• _Excerpted records_:
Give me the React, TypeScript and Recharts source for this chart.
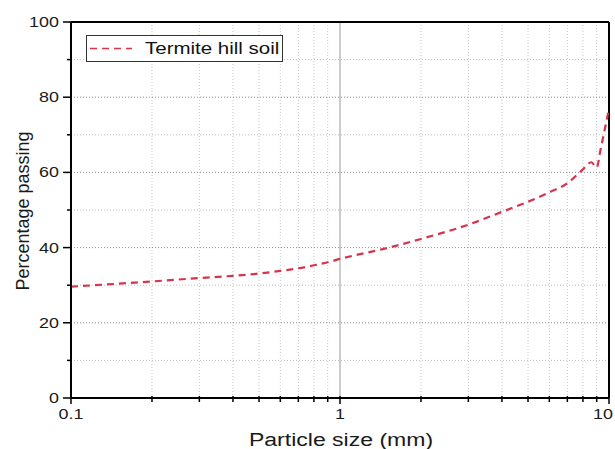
import React from 'react';
import { LineChart, Line, XAxis, YAxis, ReferenceLine } from 'recharts';

// particle size (mm) vs percentage passing
const sizes = [0.1, 0.15, 0.2, 0.3, 0.4, 0.5, 0.6, 0.7, 0.8, 0.9, 1, 1.5, 2, 3, 4, 5, 6, 7, 8, 8.6, 9, 9.3, 10];
const passing = [29.6, 30.4, 31.0, 31.9, 32.5, 33.1, 33.8, 34.5, 35.3, 36.1, 37.0, 39.9, 42.3, 46.1, 49.5, 52.2, 54.7, 57.1, 60.8, 62.7, 61.3, 66.0, 77.0];

const xTicks = [0.1, 0.2, 0.3, 0.4, 0.5, 0.6, 0.7, 0.8, 0.9, 1, 2, 3, 4, 5, 6, 7, 8, 9, 10];
const xLabelled = [0.1, 1, 10];
const yTicks = [0, 10, 20, 30, 40, 50, 60, 70, 80, 90, 100];
const yLabelled = [0, 20, 40, 60, 80, 100];

const data = sizes.map((s, i) => ({ size: s, pct: passing[i] }));

const FONT = '"Liberation Sans", Arial, sans-serif';
const RED = '#d8334c';
// the source picture is stretched sideways, so text is widened to match
const SX = 1.28;

const Wide = ({ x, y, anchor, size, children }: any) => (
  <g transform={`translate(${x},${y}) scale(${SX},1)`}>
    <text x={0} y={0} textAnchor={anchor} fontSize={size} fontFamily={FONT} fill="#1a1a1a">
      {children}
    </text>
  </g>
);

const XTick = (props: any) => {
  const { x, y, payload } = props;
  const major = xLabelled.includes(payload.value);
  return (
    <g>
      <line x1={x} x2={x} y1={y - 2} y2={y + (major ? 6 : 4)} stroke="#000" strokeWidth={1.5} />
      {major && (
        <Wide x={Math.min(x, 603)} y={y + 21} anchor="middle" size={14}>
          {payload.value}
        </Wide>
      )}
    </g>
  );
};

const YTick = (props: any) => {
  const { x, y, payload } = props;
  const major = yLabelled.includes(payload.value);
  return (
    <g>
      <line x1={x - (major ? 8 : 4)} x2={x} y1={y} y2={y} stroke="#000" strokeWidth={1.5} />
      {major && (
        <Wide x={x - 12} y={y + 5} anchor="end" size={14}>
          {payload.value}
        </Wide>
      )}
    </g>
  );
};

export default function App() {
  return (
    <div style={{ position: 'absolute', left: 0, top: 0, width: 615, height: 449, background: '#fff' }}>
      <LineChart width={615} height={449} data={data} margin={{ top: 22, right: 6, bottom: 11, left: 0 }}>
        <XAxis
          dataKey="size"
          type="number"
          scale="log"
          domain={[0.1, 10]}
          ticks={xTicks}
          tick={<XTick />}
          tickSize={0}
          tickMargin={0}
          tickLine={false}
          interval={0}
          height={40}
          allowDataOverflow
          axisLine={{ stroke: '#000', strokeWidth: 2 }}
          label={{
            content: () => (
              <Wide x={341} y={446} anchor="middle" size={18}>
                Particle size (mm)
              </Wide>
            ),
          }}
        />
        <YAxis
          type="number"
          domain={[0, 100]}
          ticks={yTicks}
          tick={<YTick />}
          tickSize={0}
          tickMargin={0}
          tickLine={false}
          interval={0}
          width={71}
          axisLine={{ stroke: '#000', strokeWidth: 2 }}
          label={{
            content: () => (
              <text
                x={29}
                y={211}
                transform="rotate(-90 29 211)"
                textAnchor="middle"
                fontSize={18}
                fontFamily={FONT}
                fill="#1a1a1a"
              >
                Percentage passing
              </text>
            ),
          }}
        />
        {xTicks
          .filter((v) => v !== 0.1 && v !== 10)
          .map((v) => (
            <ReferenceLine
              key={'vx' + v}
              x={v}
              stroke={v === 1 ? '#999' : '#c8c8c8'}
              strokeWidth={1}
              strokeDasharray={v === 1 ? undefined : '1 2'}
            />
          ))}
        {yTicks
          .filter((v) => v !== 0 && v !== 100)
          .map((v) => (
            <ReferenceLine
              key={'hy' + v}
              y={v}
              stroke={v % 20 === 0 ? '#8c8c8c' : '#bdbdbd'}
              strokeWidth={1}
              strokeDasharray="1 2"
            />
          ))}
        <ReferenceLine y={100} stroke="#000" strokeWidth={2} />
        <ReferenceLine x={10} stroke="#000" strokeWidth={2} />
        <Line
          type="monotone"
          dataKey="pct"
          stroke={RED}
          strokeWidth={2.2}
          strokeDasharray="7 5"
          dot={false}
          isAnimationActive={false}
        />
      </LineChart>
      <div
        style={{
          position: 'absolute',
          left: 86,
          top: 35,
          width: 195,
          height: 25,
          border: '1px solid #333',
          background: '#fff',
          display: 'flex',
          alignItems: 'center',
          fontFamily: FONT,
          fontSize: 16,
          color: '#111',
          overflow: 'hidden',
        }}
      >
        <svg width={58} height={25} style={{ flex: 'none' }}>
          <line x1={3} x2={45} y1={12.5} y2={12.5} stroke={RED} strokeWidth={1.5} strokeDasharray="7 5" />
        </svg>
        <span style={{ display: 'inline-block', transform: `scaleX(${SX})`, transformOrigin: 'left center', whiteSpace: 'nowrap' }}>
          Termite hill soil
        </span>
      </div>
    </div>
  );
}
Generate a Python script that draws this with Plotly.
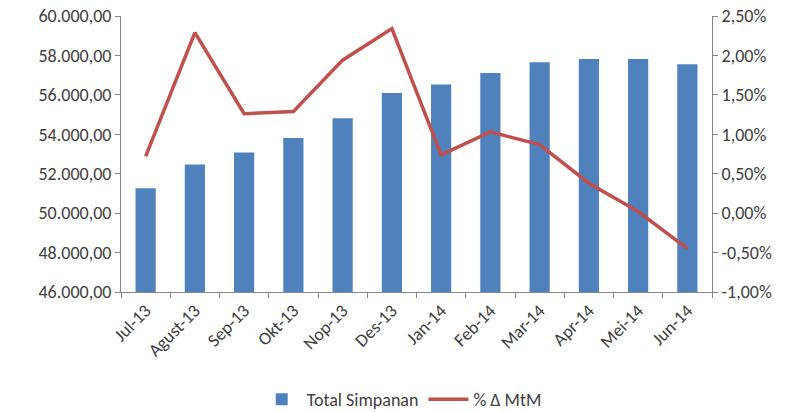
import plotly.graph_objects as go

months = ["Jul-13", "Agust-13", "Sep-13", "Okt-13", "Nop-13", "Des-13",
          "Jan-14", "Feb-14", "Mar-14", "Apr-14", "Mei-14", "Jun-14"]
total_simpanan = [51260, 52470, 53080, 53810, 54810, 56090,
                  56530, 57110, 57650, 57820, 57820, 57550]
mtm_pct = [0.72, 2.29, 1.26, 1.29, 1.94, 2.34,
           0.74, 1.03, 0.87, 0.38, 0.02, -0.45]

left_ticks = [46000, 48000, 50000, 52000, 54000, 56000, 58000, 60000]
left_text = ["46.000,00", "48.000,00", "50.000,00", "52.000,00",
             "54.000,00", "56.000,00", "58.000,00", "60.000,00"]
right_ticks = [-1.0, -0.5, 0.0, 0.5, 1.0, 1.5, 2.0, 2.5]
right_text = ["-1,00%", "-0,50%", "0,00%", "0,50%", "1,00%", "1,50%", "2,00%", "2,50%"]

font_fam = "Carlito, 'Liberation Sans', Arial, sans-serif"
txt_col = "#404040"
axis_col = "#868686"
fs = 18

fig = go.Figure()
fig.add_trace(go.Bar(x=months, y=total_simpanan, name="Total Simpanan",
                     marker=dict(color="#4F81BD", line=dict(width=0)),
                     yaxis="y"))
fig.add_trace(go.Scatter(x=months, y=mtm_pct, name="% \u0394 MtM", mode="lines",
                         line=dict(color="#C0504D", width=3.5),
                         yaxis="y2"))

fig.update_layout(
    width=796, height=412,
    margin=dict(l=121, r=84, t=16, b=120, autoexpand=False),
    paper_bgcolor="white", plot_bgcolor="white",
    font=dict(family=font_fam, size=fs, color=txt_col),
    bargap=0.59,
    showlegend=True,
    legend=dict(orientation="h", x=0.475, xanchor="center", y=-0.39, yanchor="middle",
                font=dict(size=fs, color=txt_col), traceorder="normal",
                itemwidth=40, bgcolor="rgba(0,0,0,0)"),
    xaxis=dict(type="category", showline=True, linecolor=axis_col, linewidth=1,
               ticks="outside", tickson="boundaries", ticklen=5, tickcolor=axis_col,
               tickangle=-45, showgrid=False, zeroline=False,
               tickfont=dict(size=fs, color=txt_col)),
    yaxis=dict(range=[46000, 60000], tickvals=left_ticks, ticktext=left_text,
               showline=True, linecolor=axis_col, linewidth=1,
               ticks="outside", ticklen=5, tickcolor=axis_col,
               showgrid=False, zeroline=False,
               tickfont=dict(size=fs, color=txt_col)),
    yaxis2=dict(range=[-1.0, 2.5], tickvals=right_ticks, ticktext=right_text,
                overlaying="y", side="right",
                showline=True, linecolor=axis_col, linewidth=1,
                ticks="outside", ticklen=5, tickcolor=axis_col,
                showgrid=False, zeroline=False,
                tickfont=dict(size=fs, color=txt_col)),
)

fig.write_html("out.html", config={"displayModeBar": False},
               post_script="document.body.style.margin='0';document.body.style.overflow='hidden';")
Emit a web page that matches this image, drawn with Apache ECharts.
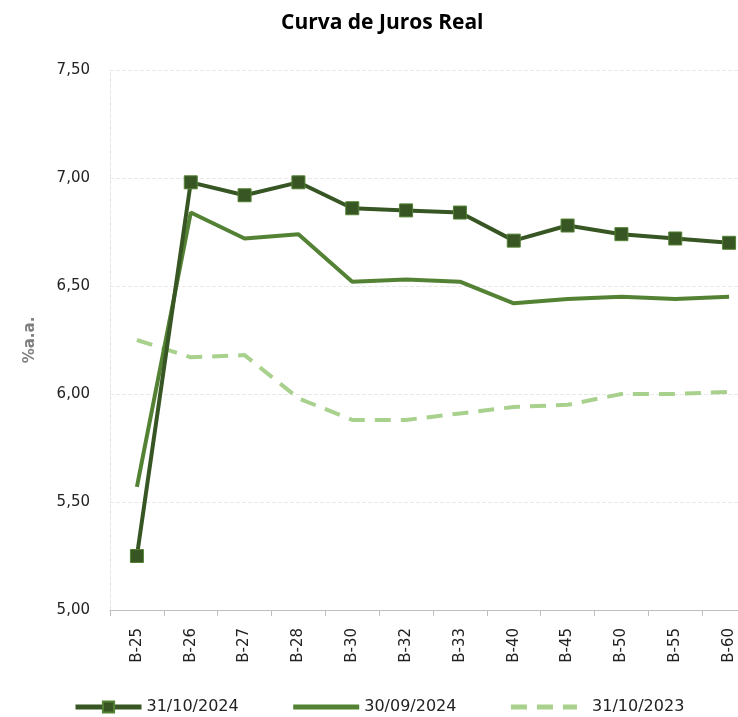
<!DOCTYPE html>
<html lang="pt">
<head>
    <meta charset="UTF-8">
    <title>Curva de Juros Real</title>
    <script src="https://cdn.jsdelivr.net/npm/echarts@6/dist/echarts.min.js"></script>
    <style>
        html, body { margin: 0; padding: 0; background: #fff; overflow: hidden; }
    </style>
</head>
<body>
<!-- a area de plotagem passa da borda direita, como no original -->
<div id="chart" style="width: 758px; height: 717px;"></div>
<script type="text/javascript">
    // vencimentos NTN-B
    var categorias = ['B-25', 'B-26', 'B-27', 'B-28', 'B-30', 'B-32', 'B-33', 'B-40', 'B-45', 'B-50', 'B-55', 'B-60'];
    var out2024 = [5.25, 6.98, 6.92, 6.98, 6.86, 6.85, 6.84, 6.71, 6.78, 6.74, 6.72, 6.70];
    var set2024 = [5.57, 6.84, 6.72, 6.74, 6.52, 6.53, 6.52, 6.42, 6.44, 6.45, 6.44, 6.45];
    var out2023 = [6.25, 6.17, 6.18, 5.98, 5.88, 5.88, 5.91, 5.94, 5.95, 6.00, 6.00, 6.01];
    var nomes = ['31/10/2024', '30/09/2024', '31/10/2023'];

    var chart = echarts.init(document.getElementById('chart'));

    var option = {
        animation: false,
        title: {
            text: 'Curva de Juros Real',
            left: 276,
            top: 8,
            textStyle: {
                fontFamily: 'Liberation Sans Narrow, Open Sans, sans-serif',
                fontSize: 21,
                fontWeight: 'bold',
                color: '#000'
            }
        },
        grid: { left: 110, right: 2, top: 70, bottom: 107 },
        legend: {
            bottom: -3,
            left: 68,
            itemWidth: 66,
            itemHeight: 14,
            itemGap: 52,
            lineStyle: { width: 5 },
            textStyle: { fontFamily: 'DejaVu Sans, sans-serif', fontSize: 16, color: '#222' },
            // o ultimo item tem mais espaco entre o traco e o texto
            formatter: function (name) { return name === nomes[2] ? '  ' + name : name; },
            data: [
                { name: nomes[0] },
                { name: nomes[1], itemStyle: { opacity: 0 } },
                { name: nomes[2], itemStyle: { opacity: 0 } }
            ]
        },
        xAxis: {
            type: 'category',
            data: categorias,
            boundaryGap: true,
            axisLine: { lineStyle: { color: '#bfbfbf', width: 1 } },
            axisTick: { show: true, length: 6, lineStyle: { color: '#bfbfbf' } },
            axisLabel: {
                rotate: 90,
                margin: 18,
                fontFamily: 'DejaVu Sans, sans-serif',
                fontSize: 15,
                color: '#222'
            }
        },
        yAxis: {
            type: 'value',
            min: 5,
            max: 7.5,
            interval: 0.5,
            name: '%a.a.',
            nameLocation: 'middle',
            nameGap: 72,
            nameTextStyle: { fontFamily: 'DejaVu Sans, sans-serif', fontSize: 15, fontWeight: 'bold', color: '#7f7f7f' },
            axisLine: { show: true, lineStyle: { color: '#e6e6e6', type: 'dashed' } },
            axisTick: { show: false },
            splitLine: { lineStyle: { color: '#e8e8e8', type: 'dashed' } },
            axisLabel: {
                margin: 20,
                fontFamily: 'DejaVu Sans, sans-serif',
                fontSize: 15,
                color: '#222',
                formatter: function (v) { return v.toFixed(2).replace('.', ','); }
            }
        },
        series: [
            {
                name: nomes[2],
                type: 'line',
                data: out2023,
                symbol: 'none',
                lineStyle: { color: '#a9d18e', width: 4, type: [16, 10] },
                itemStyle: { color: '#a9d18e' },
                z: 1
            },
            {
                name: nomes[1],
                type: 'line',
                data: set2024,
                symbol: 'none',
                lineStyle: { color: '#548235', width: 4 },
                itemStyle: { color: '#548235' },
                z: 2
            },
            {
                name: nomes[0],
                type: 'line',
                data: out2024,
                symbol: 'rect',
                symbolSize: 13,
                lineStyle: { color: '#375623', width: 4 },
                itemStyle: { color: '#375623', borderColor: '#548235', borderWidth: 1 },
                z: 3
            }
        ]
    };

    chart.setOption(option);
</script>
</body>
</html>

• _Problem to work on_: Return exactly the lines from the one with "Emit a web page" to the one with "var chart = echarts.init(document.getElementById('chart'));", inclusive, and nothing else; skip the pictures.

• _Exercise solution_:
Emit a web page that matches this image, drawn with Apache ECharts.
<!DOCTYPE html>
<html lang="pt">
<head>
    <meta charset="UTF-8">
    <title>Curva de Juros Real</title>
    <script src="https://cdn.jsdelivr.net/npm/echarts@6/dist/echarts.min.js"></script>
    <style>
        html, body { margin: 0; padding: 0; background: #fff; overflow: hidden; }
    </style>
</head>
<body>
<!-- a area de plotagem passa da borda direita, como no original -->
<div id="chart" style="width: 758px; height: 717px;"></div>
<script type="text/javascript">
    // vencimentos NTN-B
    var categorias = ['B-25', 'B-26', 'B-27', 'B-28', 'B-30', 'B-32', 'B-33', 'B-40', 'B-45', 'B-50', 'B-55', 'B-60'];
    var out2024 = [5.25, 6.98, 6.92, 6.98, 6.86, 6.85, 6.84, 6.71, 6.78, 6.74, 6.72, 6.70];
    var set2024 = [5.57, 6.84, 6.72, 6.74, 6.52, 6.53, 6.52, 6.42, 6.44, 6.45, 6.44, 6.45];
    var out2023 = [6.25, 6.17, 6.18, 5.98, 5.88, 5.88, 5.91, 5.94, 5.95, 6.00, 6.00, 6.01];
    var nomes = ['31/10/2024', '30/09/2024', '31/10/2023'];

    var chart = echarts.init(document.getElementById('chart'));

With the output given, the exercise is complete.